In response, free will skeptics argue that life without free will and basic desert moral responsibility would not be as destructive as many people believe (see, e.g., Pereboom 2001, 2014; Waller 2011, 2015; Caruso 2016, forthcoming). According to optimistic skeptics, prospects of finding meaning in life or of sustaining good interpersonal relationships, for instance, would not be threatened. And although retributivism and severe punishment, such as the death penalty, would be ruled out, incapacitation and rehabilitation programs would still be justified (see Pereboom 2001, 2013, 2014; Levy 2012; Caruso 2016; Pereboom and Caruso, forthcoming). In this paper, I attempt to extend this general optimism about the practical implications of free will skepticism to the question of creativity.
In Section I, I spell out the question of creativity and explain why it’s relevant to the problem of free will.
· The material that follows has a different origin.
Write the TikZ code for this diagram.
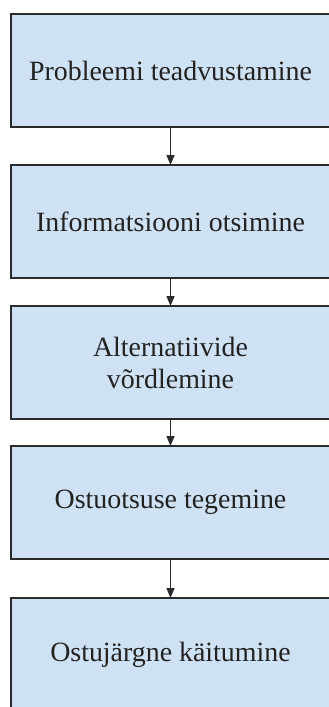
\documentclass[tikz,border=0pt]{standalone}
\usepackage{fontspec}
\setmainfont{Liberation Serif}
\usetikzlibrary{arrows.meta}
\definecolor{boxfill}{HTML}{CFE2F3}
\definecolor{boxline}{HTML}{2B2B2B}
\definecolor{txt}{HTML}{222222}
\begin{document}
\begin{tikzpicture}[x=1pt,y=-1pt,
  stagebox/.style={draw=boxline, line width=1.4pt, fill=boxfill, text=txt,
    minimum width=319pt, minimum height=113pt, inner sep=0pt, outer sep=0pt,
    align=center, font=\fontsize{27.9}{32}\selectfont},
  flow/.style={draw=boxline, line width=1.4pt, -{Triangle[width=8pt,length=10pt]}}]
\useasboundingbox (0,0) rectangle (329,707);
\clip (0,0) rectangle (329,707);
\node[stagebox] (b1) at (170.5,70.5) {Probleemi teadvustamine};
\node[stagebox] (b2) at (170.5,221.5) {Informatsiooni otsimine};
\node[stagebox] (b3) at (170.5,362.5) {Alternatiivide\\võrdlemine};
\node[stagebox] (b4) at (170.5,502.5) {Ostuotsuse tegemine};
\node[stagebox] (b5) at (170.5,654.5) {Ostujärgne käitumine};
\draw[flow] (b1) -- (b2);
\draw[flow] (b2) -- (b3);
\draw[flow] (b3) -- (b4);
\draw[flow] (b4) -- (b5);
\end{tikzpicture}
\end{document}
In Section II, I identify three different conceptions of creativity and explain the practical concerns critics have with free will skepticism. In Section III, I distinguish between three different conceptions of moral responsibility and argue that at least two of them are consistent with free will skepticism. I further contend that forward-looking accounts of moral responsibility, which are perfectly consistent with free will skepticism, can justify calling agents to account for immoral behavior as well as providing encouragement for creative activities since these are important for moral and creative formation and development. I conclude in Section IV by arguing that relinquishing belief in free will and basic desert would not mean the death of creativity or our sense of achievement since important and realistic conceptions of both remain in place.